Я отдал ей расписку ученого писца и сказал:
– Все, что у меня есть, теперь принадлежит тебе, Нефернефернефер, все твое, и даже платье на мне – тоже. Давай сегодня вместе пить, есть и веселиться, ибо завтрашний день никому неведом.
Она взяла расписку, небрежно сунула ее в шкатулку эбенового дерева и сказала:
– Я очень огорчена, Синухе, но у меня только что начались месячные недомогания, и ты не сможешь сегодня войти в меня, как мне хотелось бы. Будет лучше, если ты уйдешь и оставишь меня, чтобы я могла очиститься как положено, потому что у меня болит живот и голова тяжелая. Приходи в какой-нибудь другой день – и тогда ты получишь то, чего желаешь.
Я смотрел на нее, не в силах что-либо сказать, и в груди у меня была смерть.
Она пришла в раздражение, топнула ногой и прикрикнула:
– Уходи, мне некогда!
Когда я попытался обнять ее, она сказала:
– Не размажь краски на моем лице.
Я ушел домой и привел в порядок свои вещи, чтобы все было готово к приходу нового хозяина. Одноглазый мой раб следовал за мной по пятам и качал головой, пока его присутствие не стало меня раздражать. И я сказал гневно:
– Не ходи за мной, я уже больше не твой хозяин, тобой будет владеть другой. Когда он явится, слушайся его и не кради у него так много, как у меня, так как его палка может оказаться крепче моей.
Тогда он поклонился мне до земли, воздел руки в глубокой печали, горько заплакал и сказал:
– Не отсылай меня от себя, господин мой, ведь мое старое сердце привязалось к тебе, и оно разорвется от горя, если ты отошлешь меня прочь. Я всегда был предан тебе, хотя ты очень молод и легковерен, а когда я крал у тебя, я честно соблюдал твои интересы и подсчитывал, сколько можно украсть. В часы полуденного зноя я бегал по улице, выкрикивая твое имя и славя искусство твоего врачевания, хотя слуги других целителей били меня палками и швыряли в меня навозными лепешками.
Сердце мое саднило и во рту было горько, когда я смотрел на него, но я все-таки был растроган и коснулся его плеча:
– Встань, Каптах!
В купчей его имя значилось «Каптах», хотя я никогда не называл его по имени, чтобы он не возгордился и не вообразил себя моим ровней. Поэтому, зовя его, я всегда кричал: «раб», «дурак», «бездельник» или «вор».
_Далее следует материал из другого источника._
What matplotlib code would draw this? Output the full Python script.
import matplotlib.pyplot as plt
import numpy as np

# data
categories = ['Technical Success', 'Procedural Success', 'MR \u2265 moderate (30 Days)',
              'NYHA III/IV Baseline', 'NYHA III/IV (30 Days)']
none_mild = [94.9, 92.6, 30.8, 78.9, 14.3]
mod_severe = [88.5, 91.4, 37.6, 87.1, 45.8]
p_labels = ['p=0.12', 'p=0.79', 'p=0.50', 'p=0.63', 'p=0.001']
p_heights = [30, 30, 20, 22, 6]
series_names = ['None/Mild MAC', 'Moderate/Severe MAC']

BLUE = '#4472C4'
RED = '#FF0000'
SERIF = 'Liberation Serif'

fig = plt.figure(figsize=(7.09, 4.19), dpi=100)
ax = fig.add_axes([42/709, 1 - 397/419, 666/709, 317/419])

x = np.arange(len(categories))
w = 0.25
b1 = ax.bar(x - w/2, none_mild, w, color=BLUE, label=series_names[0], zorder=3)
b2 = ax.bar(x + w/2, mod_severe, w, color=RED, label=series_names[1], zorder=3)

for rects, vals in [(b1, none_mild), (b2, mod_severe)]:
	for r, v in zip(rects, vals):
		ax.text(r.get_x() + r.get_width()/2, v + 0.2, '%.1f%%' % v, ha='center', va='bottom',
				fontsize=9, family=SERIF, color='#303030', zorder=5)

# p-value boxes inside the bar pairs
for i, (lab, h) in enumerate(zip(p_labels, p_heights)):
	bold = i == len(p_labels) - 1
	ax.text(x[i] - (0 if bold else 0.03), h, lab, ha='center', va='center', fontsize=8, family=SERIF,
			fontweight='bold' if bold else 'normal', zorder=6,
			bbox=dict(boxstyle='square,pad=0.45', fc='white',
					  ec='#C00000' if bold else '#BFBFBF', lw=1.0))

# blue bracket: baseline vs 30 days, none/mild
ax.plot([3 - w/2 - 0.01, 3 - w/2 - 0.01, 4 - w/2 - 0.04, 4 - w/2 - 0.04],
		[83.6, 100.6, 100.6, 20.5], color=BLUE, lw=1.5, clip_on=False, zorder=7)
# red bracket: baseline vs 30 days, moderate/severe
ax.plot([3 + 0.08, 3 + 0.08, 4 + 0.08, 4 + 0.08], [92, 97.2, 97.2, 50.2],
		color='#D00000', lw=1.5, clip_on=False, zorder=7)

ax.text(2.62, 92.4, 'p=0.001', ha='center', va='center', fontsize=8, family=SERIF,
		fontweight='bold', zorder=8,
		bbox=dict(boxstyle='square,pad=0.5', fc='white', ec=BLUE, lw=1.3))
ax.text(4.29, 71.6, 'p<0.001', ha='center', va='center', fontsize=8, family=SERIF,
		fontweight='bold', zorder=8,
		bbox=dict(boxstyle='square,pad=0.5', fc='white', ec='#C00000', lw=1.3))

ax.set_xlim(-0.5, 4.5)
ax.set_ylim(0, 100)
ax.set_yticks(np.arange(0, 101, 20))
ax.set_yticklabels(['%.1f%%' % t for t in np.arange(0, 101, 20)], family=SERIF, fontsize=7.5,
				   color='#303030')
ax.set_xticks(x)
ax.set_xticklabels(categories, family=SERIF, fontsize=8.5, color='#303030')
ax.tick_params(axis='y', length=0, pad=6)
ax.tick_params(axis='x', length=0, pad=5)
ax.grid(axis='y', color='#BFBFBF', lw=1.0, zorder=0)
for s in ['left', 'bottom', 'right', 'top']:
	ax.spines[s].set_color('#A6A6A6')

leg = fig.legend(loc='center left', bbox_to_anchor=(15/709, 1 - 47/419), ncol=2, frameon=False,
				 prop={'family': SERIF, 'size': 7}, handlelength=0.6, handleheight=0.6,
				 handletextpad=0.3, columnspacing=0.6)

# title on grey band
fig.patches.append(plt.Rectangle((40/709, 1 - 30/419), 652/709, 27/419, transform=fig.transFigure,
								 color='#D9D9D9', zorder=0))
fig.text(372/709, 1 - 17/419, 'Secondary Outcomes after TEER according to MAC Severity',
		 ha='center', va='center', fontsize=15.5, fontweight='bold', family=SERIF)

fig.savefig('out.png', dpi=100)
Услышав из моих уст свое имя, он заплакал горше прежнего, коснулся лбом моих ног и рук и поставил мою ногу на свою голову, пока я не рассердился, не пнул его и не велел встать.
– Твои вопли уже ничему не помогут, – сказал я. – Но знай, что я продал тебя другому совсем не со зла, я был доволен твоей службой, хотя часто ты нагло выражал свое раздражение, хлопая дверью или гремя посудой, если что-нибудь было не по тебе. Я не сержусь на тебя и за то, что ты крал у меня, ибо это – право раба. Так было, и так всегда будет. Но мне невольно пришлось отдать тебя, поскольку больше мне нечего было отдать. Я отдал также дом и все свое имущество; даже одежда, в которую я облачен, не принадлежит теперь мне. И вопли твои бесполезны.